GOAL ->
Quote every line of the data below as it stands, omitting pictures.

Stored dataset items:
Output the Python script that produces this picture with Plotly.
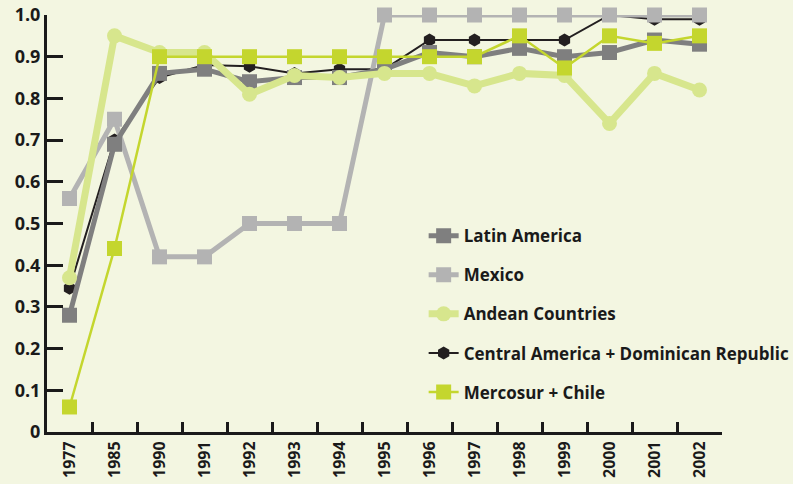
import plotly.graph_objects as go

years = ['1977', '1985', '1990', '1991', '1992', '1993', '1994', '1995',
         '1996', '1997', '1998', '1999', '2000', '2001', '2002']

latin_america = [0.28, 0.69, 0.86, 0.87, 0.84, 0.85, 0.85, 0.87,
                 0.91, 0.90, 0.92, 0.90, 0.91, 0.94, 0.93]
mexico = [0.56, 0.75, 0.42, 0.42, 0.50, 0.50, 0.50, 1.0,
          1.0, 1.0, 1.0, 1.0, 1.0, 1.0, 1.0]
andean = [0.37, 0.95, 0.91, 0.91, 0.81, 0.855, 0.85, 0.86,
          0.86, 0.83, 0.86, 0.855, 0.74, 0.86, 0.82]
central_am = [0.345, 0.70, 0.85, 0.88, 0.877, 0.86, 0.87, 0.87,
              0.94, 0.94, 0.94, 0.94, 1.0, 0.99, 0.99]
mercosur = [0.06, 0.44, 0.90, 0.90, 0.90, 0.90, 0.90, 0.90,
            0.90, 0.90, 0.95, 0.873, 0.95, 0.932, 0.95]

ytick_vals = [0, 0.1, 0.2, 0.3, 0.4, 0.5, 0.6, 0.7, 0.8, 0.9, 1.0]
ytick_text = ['0', '0.1', '0.2', '0.3', '0.4', '0.5', '0.6', '0.7', '0.8', '0.9', '1.0']

BG = '#f3f6e1'
FONT = 'Open Sans'

# drawn bottom to top; legendrank keeps the legend in the reference order
series = [
    # name, values, colour, line width, symbol, marker size, rank
    ('Central America + Dominican Republic', central_am, '#231f20', 2, 'hexagon', 13, 4),
    ('Mexico', mexico, '#b3b3b3', 5, 'square', 15, 2),
    ('Latin America', latin_america, '#7f7f7f', 5, 'square', 15, 1),
    ('Andean Countries', andean, '#d7e68d', 7, 'circle', 15, 3),
    ('Mercosur + Chile', mercosur, '#c4d62e', 2.5, 'square', 15, 5),
]

fig = go.Figure()
for name, vals, col, lw, sym, ms, rank in series:
    fig.add_trace(go.Scatter(
        x=years, y=vals, name=name, mode='lines+markers',
        line={'color': col, 'width': lw},
        marker={'symbol': sym, 'size': ms, 'color': col},
        legendrank=rank, legendgroup=name, cliponaxis=False,
    ))

fig.update_layout(
    width=793, height=484,
    paper_bgcolor=BG, plot_bgcolor=BG,
    # autoexpand off so the wide legend doesn't squeeze the plot
    margin={'l': 47, 'r': 71, 't': 15, 'b': 52, 'autoexpand': False},
    font={'family': FONT, 'size': 17, 'color': '#1a1a1a', 'weight': 'bold'},
    legend={
        'x': 0.558, 'y': 0.513, 'xanchor': 'left', 'yanchor': 'top',
        'bgcolor': 'rgba(0,0,0,0)', 'tracegroupgap': 14,
        'font': {'family': FONT, 'size': 17, 'weight': 'bold'},
    },
    xaxis={
        'type': 'category', 'range': [-0.5, 14.5], 'automargin': False,
        'showline': True, 'linecolor': '#1a1a1a', 'linewidth': 3,
        'ticks': 'inside', 'tickson': 'boundaries', 'ticklen': 10,
        'tickwidth': 2.5, 'tickcolor': '#1a1a1a',
        'tickangle': -90, 'showgrid': False, 'zeroline': False,
        'tickfont': {'size': 16, 'weight': 'bold'},
    },
    yaxis={
        'range': [0, 1.0], 'tickvals': ytick_vals, 'ticktext': ytick_text,
        'automargin': False,
        'showline': True, 'linecolor': '#1a1a1a', 'linewidth': 3,
        'ticks': 'inside', 'ticklen': 16, 'tickwidth': 3, 'tickcolor': '#1a1a1a',
        'showgrid': False, 'zeroline': False,
        'tickfont': {'size': 18, 'weight': 'bold'},
    },
)

# the default page body margin would push the 793x484 figure 8px off the window
fig.write_html('out.html', config={'displayModeBar': False},
               post_script="document.body.style.margin = '0';")
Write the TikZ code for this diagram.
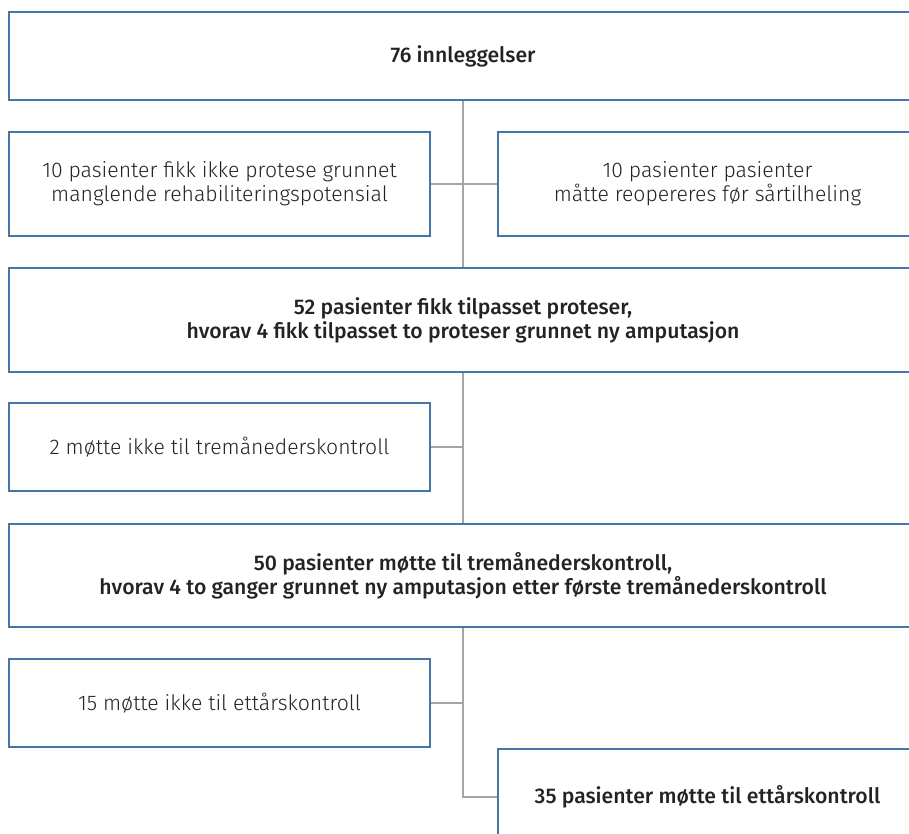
\documentclass[tikz,border=0pt]{standalone}
\usepackage{fontspec}
\setmainfont{Fira Sans}[UprightFont=* Light, BoldFont=* Medium]
\usetikzlibrary{positioning}
\definecolor{flowblue}{RGB}{68,118,168}
\definecolor{flowgray}{RGB}{165,165,165}
\definecolor{flowtext}{RGB}{35,35,35}

\tikzset{
  box/.style={draw=flowblue, line width=1.6pt, fill=white, text=flowtext,
    align=center, font=\fontsize{21.2}{24}\selectfont, inner sep=0pt},
  mainbox/.style={box, font=\fontsize{21.2}{24}\selectfont\bfseries},
  link/.style={draw=flowgray, line width=1.1pt}
}

\begin{document}
\begin{tikzpicture}[x=1pt,y=-1pt]
\useasboundingbox (0,0) rectangle (909,833);
\clip (0,0) rectangle (909,833);
% main column
\node[mainbox, minimum width=908pt, minimum height=88pt] (adm) at (463,56) {76 innleggelser};
\node[mainbox, minimum width=908pt, minimum height=104pt] (fit) at (463,320)
  {52 pasienter fikk tilpasset proteser,\\hvorav 4 fikk tilpasset to proteser grunnet ny amputasjon};
\node[mainbox, minimum width=908pt, minimum height=103pt] (three) at (463,575.5)
  {50 pasienter møtte til tremånederskontroll,\\hvorav 4 to ganger grunnet ny amputasjon etter første tremånederskontroll};
\node[mainbox, minimum width=419pt, minimum height=96pt] (year) at (707.5,797) {35 pasienter møtte til ettårskontroll};
% side boxes
\node[box, minimum width=421pt, minimum height=104pt] (norehab) at (219.5,184)
  {10 pasienter fikk ikke protese grunnet\\manglende rehabiliteringspotensial};
\node[box, minimum width=419pt, minimum height=104pt] (reop) at (707.5,184)
  {10 pasienter pasienter\\måtte reopereres før sårtilheling};
\node[box, minimum width=421pt, minimum height=88pt] (miss3) at (219.5,447) {2 møtte ikke til tremånederskontroll};
\node[box, minimum width=421pt, minimum height=88pt] (miss12) at (219.5,703) {15 møtte ikke til ettårskontroll};
% connectors
\draw[link] (adm.south) -- (fit.north);
\draw[link] (norehab.east) -- (reop.west);
\draw[link] (fit.south) -- (three.north);
\draw[link] (miss3.east) -- (miss3.east -| fit.south);
\draw[link] (three.south) |- (year.west);
\draw[link] (miss12.east) -- (miss12.east -| three.south);
\end{tikzpicture}
\end{document}
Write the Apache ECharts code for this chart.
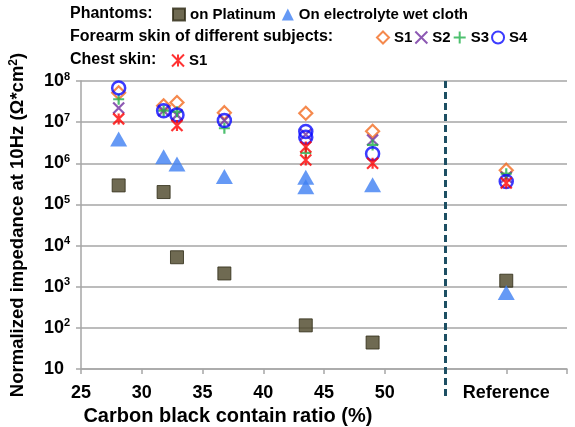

ANSWER FOR THIS EXERCISE ->
Output the Python script that produces this picture with Plotly.
import plotly.graph_objects as go

years = ['1977', '1985', '1990', '1991', '1992', '1993', '1994', '1995',
         '1996', '1997', '1998', '1999', '2000', '2001', '2002']

latin_america = [0.28, 0.69, 0.86, 0.87, 0.84, 0.85, 0.85, 0.87,
                 0.91, 0.90, 0.92, 0.90, 0.91, 0.94, 0.93]
mexico = [0.56, 0.75, 0.42, 0.42, 0.50, 0.50, 0.50, 1.0,
          1.0, 1.0, 1.0, 1.0, 1.0, 1.0, 1.0]
andean = [0.37, 0.95, 0.91, 0.91, 0.81, 0.855, 0.85, 0.86,
          0.86, 0.83, 0.86, 0.855, 0.74, 0.86, 0.82]
central_am = [0.345, 0.70, 0.85, 0.88, 0.877, 0.86, 0.87, 0.87,
              0.94, 0.94, 0.94, 0.94, 1.0, 0.99, 0.99]
mercosur = [0.06, 0.44, 0.90, 0.90, 0.90, 0.90, 0.90, 0.90,
            0.90, 0.90, 0.95, 0.873, 0.95, 0.932, 0.95]

ytick_vals = [0, 0.1, 0.2, 0.3, 0.4, 0.5, 0.6, 0.7, 0.8, 0.9, 1.0]
ytick_text = ['0', '0.1', '0.2', '0.3', '0.4', '0.5', '0.6', '0.7', '0.8', '0.9', '1.0']

BG = '#f3f6e1'
FONT = 'Open Sans'

# drawn bottom to top; legendrank keeps the legend in the reference order
series = [
    # name, values, colour, line width, symbol, marker size, rank
    ('Central America + Dominican Republic', central_am, '#231f20', 2, 'hexagon', 13, 4),
    ('Mexico', mexico, '#b3b3b3', 5, 'square', 15, 2),
    ('Latin America', latin_america, '#7f7f7f', 5, 'square', 15, 1),
    ('Andean Countries', andean, '#d7e68d', 7, 'circle', 15, 3),
    ('Mercosur + Chile', mercosur, '#c4d62e', 2.5, 'square', 15, 5),
]

fig = go.Figure()
for name, vals, col, lw, sym, ms, rank in series:
    fig.add_trace(go.Scatter(
        x=years, y=vals, name=name, mode='lines+markers',
        line={'color': col, 'width': lw},
        marker={'symbol': sym, 'size': ms, 'color': col},
        legendrank=rank, legendgroup=name, cliponaxis=False,
    ))

fig.update_layout(
    width=793, height=484,
    paper_bgcolor=BG, plot_bgcolor=BG,
    # autoexpand off so the wide legend doesn't squeeze the plot
    margin={'l': 47, 'r': 71, 't': 15, 'b': 52, 'autoexpand': False},
    font={'family': FONT, 'size': 17, 'color': '#1a1a1a', 'weight': 'bold'},
    legend={
        'x': 0.558, 'y': 0.513, 'xanchor': 'left', 'yanchor': 'top',
        'bgcolor': 'rgba(0,0,0,0)', 'tracegroupgap': 14,
        'font': {'family': FONT, 'size': 17, 'weight': 'bold'},
    },
    xaxis={
        'type': 'category', 'range': [-0.5, 14.5], 'automargin': False,
        'showline': True, 'linecolor': '#1a1a1a', 'linewidth': 3,
        'ticks': 'inside', 'tickson': 'boundaries', 'ticklen': 10,
        'tickwidth': 2.5, 'tickcolor': '#1a1a1a',
        'tickangle': -90, 'showgrid': False, 'zeroline': False,
        'tickfont': {'size': 16, 'weight': 'bold'},
    },
    yaxis={
        'range': [0, 1.0], 'tickvals': ytick_vals, 'ticktext': ytick_text,
        'automargin': False,
        'showline': True, 'linecolor': '#1a1a1a', 'linewidth': 3,
        'ticks': 'inside', 'ticklen': 16, 'tickwidth': 3, 'tickcolor': '#1a1a1a',
        'showgrid': False, 'zeroline': False,
        'tickfont': {'size': 18, 'weight': 'bold'},
    },
)

# the default page body margin would push the 793x484 figure 8px off the window
fig.write_html('out.html', config={'displayModeBar': False},
               post_script="document.body.style.margin = '0';")
Write the TikZ code for this diagram.
\documentclass[tikz,border=0pt]{standalone}
\usepackage{fontspec}
\setmainfont{Fira Sans}[UprightFont=* Light, BoldFont=* Medium]
\usetikzlibrary{positioning}
\definecolor{flowblue}{RGB}{68,118,168}
\definecolor{flowgray}{RGB}{165,165,165}
\definecolor{flowtext}{RGB}{35,35,35}

\tikzset{
  box/.style={draw=flowblue, line width=1.6pt, fill=white, text=flowtext,
    align=center, font=\fontsize{21.2}{24}\selectfont, inner sep=0pt},
  mainbox/.style={box, font=\fontsize{21.2}{24}\selectfont\bfseries},
  link/.style={draw=flowgray, line width=1.1pt}
}

\begin{document}
\begin{tikzpicture}[x=1pt,y=-1pt]
\useasboundingbox (0,0) rectangle (909,833);
\clip (0,0) rectangle (909,833);
% main column
\node[mainbox, minimum width=908pt, minimum height=88pt] (adm) at (463,56) {76 innleggelser};
\node[mainbox, minimum width=908pt, minimum height=104pt] (fit) at (463,320)
  {52 pasienter fikk tilpasset proteser,\\hvorav 4 fikk tilpasset to proteser grunnet ny amputasjon};
\node[mainbox, minimum width=908pt, minimum height=103pt] (three) at (463,575.5)
  {50 pasienter møtte til tremånederskontroll,\\hvorav 4 to ganger grunnet ny amputasjon etter første tremånederskontroll};
\node[mainbox, minimum width=419pt, minimum height=96pt] (year) at (707.5,797) {35 pasienter møtte til ettårskontroll};
% side boxes
\node[box, minimum width=421pt, minimum height=104pt] (norehab) at (219.5,184)
  {10 pasienter fikk ikke protese grunnet\\manglende rehabiliteringspotensial};
\node[box, minimum width=419pt, minimum height=104pt] (reop) at (707.5,184)
  {10 pasienter pasienter\\måtte reopereres før sårtilheling};
\node[box, minimum width=421pt, minimum height=88pt] (miss3) at (219.5,447) {2 møtte ikke til tremånederskontroll};
\node[box, minimum width=421pt, minimum height=88pt] (miss12) at (219.5,703) {15 møtte ikke til ettårskontroll};
% connectors
\draw[link] (adm.south) -- (fit.north);
\draw[link] (norehab.east) -- (reop.west);
\draw[link] (fit.south) -- (three.north);
\draw[link] (miss3.east) -- (miss3.east -| fit.south);
\draw[link] (three.south) |- (year.west);
\draw[link] (miss12.east) -- (miss12.east -| three.south);
\end{tikzpicture}
\end{document}
Write the Apache ECharts code for this chart.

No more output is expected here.